# [Written request]
Without the pictures, extract every line from the start of the material to the line containing "Chart.defaults.color = '#111';", both ends included.

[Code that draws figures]
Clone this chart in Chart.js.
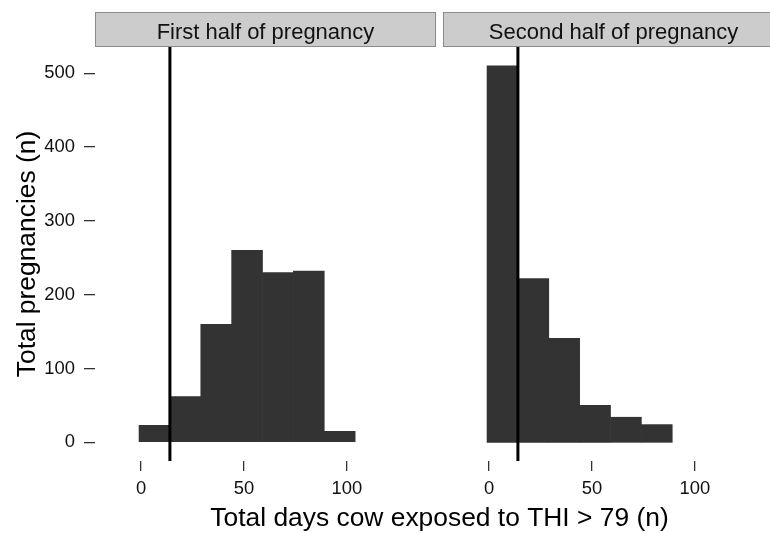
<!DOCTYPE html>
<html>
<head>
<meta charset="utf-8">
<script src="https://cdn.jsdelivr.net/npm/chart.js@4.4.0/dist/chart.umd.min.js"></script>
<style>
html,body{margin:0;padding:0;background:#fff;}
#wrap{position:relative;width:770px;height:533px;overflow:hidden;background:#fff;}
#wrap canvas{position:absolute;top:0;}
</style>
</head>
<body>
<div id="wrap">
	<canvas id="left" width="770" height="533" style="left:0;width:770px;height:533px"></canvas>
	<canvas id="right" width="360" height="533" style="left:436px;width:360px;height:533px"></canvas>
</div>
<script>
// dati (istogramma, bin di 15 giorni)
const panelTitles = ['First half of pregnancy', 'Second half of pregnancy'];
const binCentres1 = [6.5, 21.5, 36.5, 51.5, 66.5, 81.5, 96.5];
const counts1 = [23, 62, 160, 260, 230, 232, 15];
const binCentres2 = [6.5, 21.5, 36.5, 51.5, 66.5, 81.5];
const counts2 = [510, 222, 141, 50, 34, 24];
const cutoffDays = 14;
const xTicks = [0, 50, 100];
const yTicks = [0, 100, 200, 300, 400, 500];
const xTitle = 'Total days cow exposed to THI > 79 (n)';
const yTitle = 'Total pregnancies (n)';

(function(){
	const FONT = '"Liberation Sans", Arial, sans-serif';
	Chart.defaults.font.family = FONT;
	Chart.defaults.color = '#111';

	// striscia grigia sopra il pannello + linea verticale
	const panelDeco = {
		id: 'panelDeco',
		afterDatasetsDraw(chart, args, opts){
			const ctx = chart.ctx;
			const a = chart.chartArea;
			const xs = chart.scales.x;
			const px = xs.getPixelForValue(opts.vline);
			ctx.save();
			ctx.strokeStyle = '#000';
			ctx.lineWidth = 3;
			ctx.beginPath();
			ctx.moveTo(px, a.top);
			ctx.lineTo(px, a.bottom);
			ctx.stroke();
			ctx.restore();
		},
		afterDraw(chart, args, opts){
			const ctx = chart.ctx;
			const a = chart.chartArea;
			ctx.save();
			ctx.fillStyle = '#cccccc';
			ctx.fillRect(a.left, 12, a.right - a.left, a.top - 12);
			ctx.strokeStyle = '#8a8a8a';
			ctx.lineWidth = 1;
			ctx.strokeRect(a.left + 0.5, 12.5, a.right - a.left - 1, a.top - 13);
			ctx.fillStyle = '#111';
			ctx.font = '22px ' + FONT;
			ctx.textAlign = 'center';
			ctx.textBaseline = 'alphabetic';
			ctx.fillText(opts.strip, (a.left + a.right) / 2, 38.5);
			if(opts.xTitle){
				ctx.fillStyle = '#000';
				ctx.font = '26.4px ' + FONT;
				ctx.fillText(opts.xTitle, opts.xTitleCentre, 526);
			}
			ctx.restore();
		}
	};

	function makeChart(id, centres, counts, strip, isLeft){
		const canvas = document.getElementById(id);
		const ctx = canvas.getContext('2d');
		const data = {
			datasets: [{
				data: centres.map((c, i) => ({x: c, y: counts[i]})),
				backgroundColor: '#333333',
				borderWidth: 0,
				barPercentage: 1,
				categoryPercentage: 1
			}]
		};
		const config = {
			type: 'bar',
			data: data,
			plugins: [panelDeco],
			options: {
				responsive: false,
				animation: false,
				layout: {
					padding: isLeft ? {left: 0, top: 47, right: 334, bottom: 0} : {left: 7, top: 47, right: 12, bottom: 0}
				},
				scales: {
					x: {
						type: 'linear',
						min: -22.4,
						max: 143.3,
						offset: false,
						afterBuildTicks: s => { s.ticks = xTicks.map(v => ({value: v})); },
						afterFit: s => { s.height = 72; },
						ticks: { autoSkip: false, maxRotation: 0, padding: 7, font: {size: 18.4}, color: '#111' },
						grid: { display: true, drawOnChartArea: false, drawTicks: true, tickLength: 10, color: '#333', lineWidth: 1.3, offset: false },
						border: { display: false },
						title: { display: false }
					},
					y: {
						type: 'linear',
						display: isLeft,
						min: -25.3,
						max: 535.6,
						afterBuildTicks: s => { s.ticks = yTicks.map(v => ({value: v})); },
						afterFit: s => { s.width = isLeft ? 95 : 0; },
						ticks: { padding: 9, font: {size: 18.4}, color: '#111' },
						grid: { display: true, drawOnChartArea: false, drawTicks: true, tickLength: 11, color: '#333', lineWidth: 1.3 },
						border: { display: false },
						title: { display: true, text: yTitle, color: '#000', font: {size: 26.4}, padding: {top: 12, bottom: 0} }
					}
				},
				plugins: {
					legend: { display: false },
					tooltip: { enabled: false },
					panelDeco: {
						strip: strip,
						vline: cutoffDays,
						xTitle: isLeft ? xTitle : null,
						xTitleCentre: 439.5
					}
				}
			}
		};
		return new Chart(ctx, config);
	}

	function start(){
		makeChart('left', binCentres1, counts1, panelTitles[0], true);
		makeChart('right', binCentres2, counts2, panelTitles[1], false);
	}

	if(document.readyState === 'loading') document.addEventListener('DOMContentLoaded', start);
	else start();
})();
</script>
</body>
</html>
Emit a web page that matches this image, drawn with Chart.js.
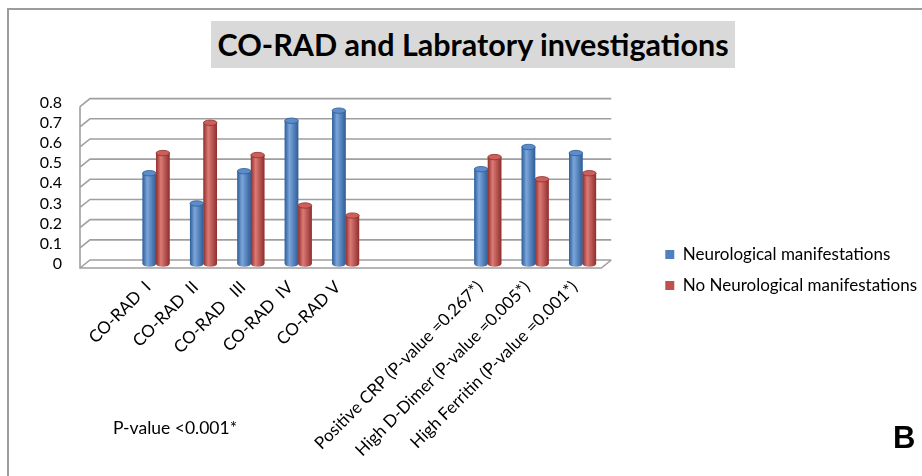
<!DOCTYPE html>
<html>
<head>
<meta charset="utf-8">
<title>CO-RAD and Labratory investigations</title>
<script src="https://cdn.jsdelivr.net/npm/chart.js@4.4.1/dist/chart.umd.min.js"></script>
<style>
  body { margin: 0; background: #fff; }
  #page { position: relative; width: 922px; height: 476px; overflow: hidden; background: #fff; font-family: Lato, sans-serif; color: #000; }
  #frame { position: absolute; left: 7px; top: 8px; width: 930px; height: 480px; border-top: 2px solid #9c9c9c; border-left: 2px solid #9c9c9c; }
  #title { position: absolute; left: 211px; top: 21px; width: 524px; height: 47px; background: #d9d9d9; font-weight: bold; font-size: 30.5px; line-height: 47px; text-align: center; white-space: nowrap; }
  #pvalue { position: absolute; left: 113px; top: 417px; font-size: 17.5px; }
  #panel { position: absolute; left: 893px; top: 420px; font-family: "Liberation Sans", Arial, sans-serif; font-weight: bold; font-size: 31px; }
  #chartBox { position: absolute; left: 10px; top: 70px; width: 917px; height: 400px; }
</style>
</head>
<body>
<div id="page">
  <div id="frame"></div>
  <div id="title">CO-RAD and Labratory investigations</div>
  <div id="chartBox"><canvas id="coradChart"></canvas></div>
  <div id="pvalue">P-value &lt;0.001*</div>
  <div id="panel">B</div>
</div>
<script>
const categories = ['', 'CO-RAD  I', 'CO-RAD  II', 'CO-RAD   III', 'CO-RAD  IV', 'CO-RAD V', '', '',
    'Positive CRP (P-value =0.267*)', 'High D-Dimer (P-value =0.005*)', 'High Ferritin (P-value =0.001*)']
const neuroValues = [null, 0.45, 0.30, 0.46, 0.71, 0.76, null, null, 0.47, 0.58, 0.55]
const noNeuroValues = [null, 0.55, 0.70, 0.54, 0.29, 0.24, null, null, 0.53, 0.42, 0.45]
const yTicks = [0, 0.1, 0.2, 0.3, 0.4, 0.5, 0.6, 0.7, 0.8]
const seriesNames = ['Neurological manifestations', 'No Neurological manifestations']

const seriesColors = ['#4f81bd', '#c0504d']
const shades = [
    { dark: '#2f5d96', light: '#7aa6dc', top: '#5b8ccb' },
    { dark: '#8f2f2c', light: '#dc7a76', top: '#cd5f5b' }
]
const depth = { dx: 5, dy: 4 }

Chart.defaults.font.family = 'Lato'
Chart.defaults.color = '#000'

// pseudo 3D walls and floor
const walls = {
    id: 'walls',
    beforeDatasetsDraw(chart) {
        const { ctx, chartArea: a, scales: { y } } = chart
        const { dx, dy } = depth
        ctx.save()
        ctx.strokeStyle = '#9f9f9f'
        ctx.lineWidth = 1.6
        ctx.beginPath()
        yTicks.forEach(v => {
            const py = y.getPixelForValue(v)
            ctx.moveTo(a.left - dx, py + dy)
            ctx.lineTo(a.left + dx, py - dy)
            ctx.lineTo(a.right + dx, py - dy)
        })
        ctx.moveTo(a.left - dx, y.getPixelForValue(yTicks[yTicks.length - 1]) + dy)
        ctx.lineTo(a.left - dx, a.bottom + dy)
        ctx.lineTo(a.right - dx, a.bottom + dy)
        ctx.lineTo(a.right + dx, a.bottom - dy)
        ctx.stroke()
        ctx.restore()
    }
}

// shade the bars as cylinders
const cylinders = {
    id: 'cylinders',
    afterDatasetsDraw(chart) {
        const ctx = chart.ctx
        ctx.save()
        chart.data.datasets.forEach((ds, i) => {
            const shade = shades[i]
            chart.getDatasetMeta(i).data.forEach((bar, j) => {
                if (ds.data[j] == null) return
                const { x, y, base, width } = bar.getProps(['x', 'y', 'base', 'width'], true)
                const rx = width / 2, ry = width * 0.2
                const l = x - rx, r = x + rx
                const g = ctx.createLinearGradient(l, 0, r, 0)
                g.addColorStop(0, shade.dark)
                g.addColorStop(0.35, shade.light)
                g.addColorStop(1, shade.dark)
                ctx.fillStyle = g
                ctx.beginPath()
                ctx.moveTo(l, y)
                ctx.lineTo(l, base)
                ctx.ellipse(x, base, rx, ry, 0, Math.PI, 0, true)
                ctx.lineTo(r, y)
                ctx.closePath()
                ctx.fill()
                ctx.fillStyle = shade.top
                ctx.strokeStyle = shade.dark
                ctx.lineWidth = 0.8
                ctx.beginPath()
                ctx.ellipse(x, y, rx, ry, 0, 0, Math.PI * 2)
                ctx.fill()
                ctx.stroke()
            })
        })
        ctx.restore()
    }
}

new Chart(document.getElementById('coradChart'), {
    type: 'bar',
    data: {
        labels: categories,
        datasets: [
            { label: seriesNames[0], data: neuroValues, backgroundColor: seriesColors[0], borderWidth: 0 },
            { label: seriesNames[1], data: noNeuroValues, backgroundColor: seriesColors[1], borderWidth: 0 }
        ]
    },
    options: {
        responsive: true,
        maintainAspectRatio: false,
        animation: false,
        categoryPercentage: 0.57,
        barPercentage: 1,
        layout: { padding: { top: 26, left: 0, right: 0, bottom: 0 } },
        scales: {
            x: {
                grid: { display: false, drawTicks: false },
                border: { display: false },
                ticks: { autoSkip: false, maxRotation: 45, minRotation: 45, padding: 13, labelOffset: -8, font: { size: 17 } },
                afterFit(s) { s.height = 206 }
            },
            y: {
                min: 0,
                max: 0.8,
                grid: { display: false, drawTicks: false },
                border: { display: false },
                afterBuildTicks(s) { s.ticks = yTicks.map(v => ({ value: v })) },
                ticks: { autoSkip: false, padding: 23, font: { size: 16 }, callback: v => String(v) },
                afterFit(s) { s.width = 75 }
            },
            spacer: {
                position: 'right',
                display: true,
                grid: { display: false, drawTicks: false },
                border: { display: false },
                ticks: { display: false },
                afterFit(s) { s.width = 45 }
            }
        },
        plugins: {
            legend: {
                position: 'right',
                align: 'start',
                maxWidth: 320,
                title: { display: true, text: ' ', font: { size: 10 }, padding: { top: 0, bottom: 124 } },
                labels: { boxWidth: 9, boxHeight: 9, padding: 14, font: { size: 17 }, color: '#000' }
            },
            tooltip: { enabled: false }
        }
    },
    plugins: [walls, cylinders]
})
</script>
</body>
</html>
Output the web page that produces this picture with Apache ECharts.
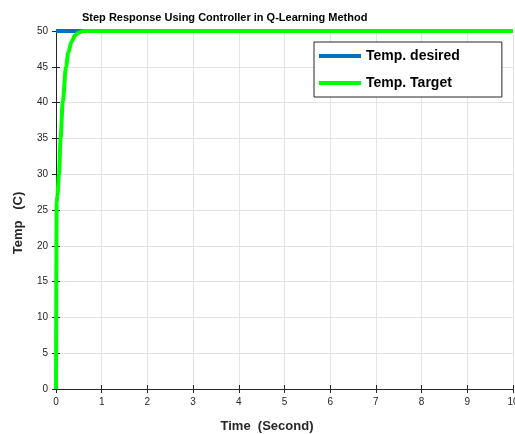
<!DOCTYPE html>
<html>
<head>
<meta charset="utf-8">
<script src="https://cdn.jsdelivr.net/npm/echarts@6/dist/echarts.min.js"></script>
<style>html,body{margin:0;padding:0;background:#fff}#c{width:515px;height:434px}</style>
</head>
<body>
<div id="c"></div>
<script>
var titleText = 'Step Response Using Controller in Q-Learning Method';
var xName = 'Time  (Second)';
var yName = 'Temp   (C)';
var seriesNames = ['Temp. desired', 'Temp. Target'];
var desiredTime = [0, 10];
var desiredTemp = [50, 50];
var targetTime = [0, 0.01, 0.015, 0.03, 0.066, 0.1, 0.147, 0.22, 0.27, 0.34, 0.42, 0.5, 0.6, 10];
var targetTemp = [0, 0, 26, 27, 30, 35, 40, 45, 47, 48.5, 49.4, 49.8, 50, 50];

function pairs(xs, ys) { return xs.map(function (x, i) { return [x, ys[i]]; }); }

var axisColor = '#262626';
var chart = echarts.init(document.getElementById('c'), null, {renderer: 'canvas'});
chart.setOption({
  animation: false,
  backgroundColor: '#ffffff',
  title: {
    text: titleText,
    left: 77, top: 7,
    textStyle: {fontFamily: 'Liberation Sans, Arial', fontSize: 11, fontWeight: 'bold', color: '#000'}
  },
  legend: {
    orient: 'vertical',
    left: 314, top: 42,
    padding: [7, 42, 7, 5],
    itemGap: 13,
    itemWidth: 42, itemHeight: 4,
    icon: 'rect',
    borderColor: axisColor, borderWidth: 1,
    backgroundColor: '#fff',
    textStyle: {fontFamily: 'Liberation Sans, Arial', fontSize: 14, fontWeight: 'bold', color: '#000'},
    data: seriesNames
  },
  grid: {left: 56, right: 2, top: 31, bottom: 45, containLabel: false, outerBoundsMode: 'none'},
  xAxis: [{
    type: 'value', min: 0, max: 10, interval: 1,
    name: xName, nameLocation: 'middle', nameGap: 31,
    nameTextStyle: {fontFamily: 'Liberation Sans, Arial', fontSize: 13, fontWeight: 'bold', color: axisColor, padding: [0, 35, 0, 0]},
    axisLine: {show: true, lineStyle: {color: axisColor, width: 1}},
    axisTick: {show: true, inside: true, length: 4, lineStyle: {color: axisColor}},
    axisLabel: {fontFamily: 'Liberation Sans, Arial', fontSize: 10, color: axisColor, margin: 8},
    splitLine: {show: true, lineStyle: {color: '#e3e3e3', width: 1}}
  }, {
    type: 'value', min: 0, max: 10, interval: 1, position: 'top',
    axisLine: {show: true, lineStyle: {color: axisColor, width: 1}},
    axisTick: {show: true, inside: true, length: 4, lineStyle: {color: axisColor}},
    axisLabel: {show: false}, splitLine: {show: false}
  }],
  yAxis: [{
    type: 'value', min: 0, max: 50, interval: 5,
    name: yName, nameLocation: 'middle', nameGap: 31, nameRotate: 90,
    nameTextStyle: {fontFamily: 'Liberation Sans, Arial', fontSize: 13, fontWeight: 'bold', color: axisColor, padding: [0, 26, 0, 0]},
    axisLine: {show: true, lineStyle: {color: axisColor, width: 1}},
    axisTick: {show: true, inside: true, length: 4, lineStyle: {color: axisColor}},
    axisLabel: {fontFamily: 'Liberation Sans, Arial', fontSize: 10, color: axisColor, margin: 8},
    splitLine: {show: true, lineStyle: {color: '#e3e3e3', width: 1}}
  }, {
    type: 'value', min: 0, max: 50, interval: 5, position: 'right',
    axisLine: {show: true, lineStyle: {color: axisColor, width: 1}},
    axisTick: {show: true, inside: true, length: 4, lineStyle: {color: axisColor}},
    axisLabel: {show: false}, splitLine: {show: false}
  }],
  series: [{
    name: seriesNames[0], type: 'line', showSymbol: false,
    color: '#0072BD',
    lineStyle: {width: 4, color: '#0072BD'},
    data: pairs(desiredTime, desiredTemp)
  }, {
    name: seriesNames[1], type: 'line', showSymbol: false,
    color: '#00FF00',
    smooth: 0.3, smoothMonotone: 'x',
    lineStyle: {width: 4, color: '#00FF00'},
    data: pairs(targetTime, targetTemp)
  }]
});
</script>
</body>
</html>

# [Solution for this problem]
Clone this chart in Chart.js.
<!DOCTYPE html>
<html>
<head>
<meta charset="utf-8">
<script src="https://cdn.jsdelivr.net/npm/chart.js@4.4.0/dist/chart.umd.min.js"></script>
<style>
html,body{margin:0;padding:0;background:#fff;}
#wrap{position:relative;width:770px;height:533px;overflow:hidden;background:#fff;}
#wrap canvas{position:absolute;top:0;}
</style>
</head>
<body>
<div id="wrap">
	<canvas id="left" width="770" height="533" style="left:0;width:770px;height:533px"></canvas>
	<canvas id="right" width="360" height="533" style="left:436px;width:360px;height:533px"></canvas>
</div>
<script>
// dati (istogramma, bin di 15 giorni)
const panelTitles = ['First half of pregnancy', 'Second half of pregnancy'];
const binCentres1 = [6.5, 21.5, 36.5, 51.5, 66.5, 81.5, 96.5];
const counts1 = [23, 62, 160, 260, 230, 232, 15];
const binCentres2 = [6.5, 21.5, 36.5, 51.5, 66.5, 81.5];
const counts2 = [510, 222, 141, 50, 34, 24];
const cutoffDays = 14;
const xTicks = [0, 50, 100];
const yTicks = [0, 100, 200, 300, 400, 500];
const xTitle = 'Total days cow exposed to THI > 79 (n)';
const yTitle = 'Total pregnancies (n)';

(function(){
	const FONT = '"Liberation Sans", Arial, sans-serif';
	Chart.defaults.font.family = FONT;
	Chart.defaults.color = '#111';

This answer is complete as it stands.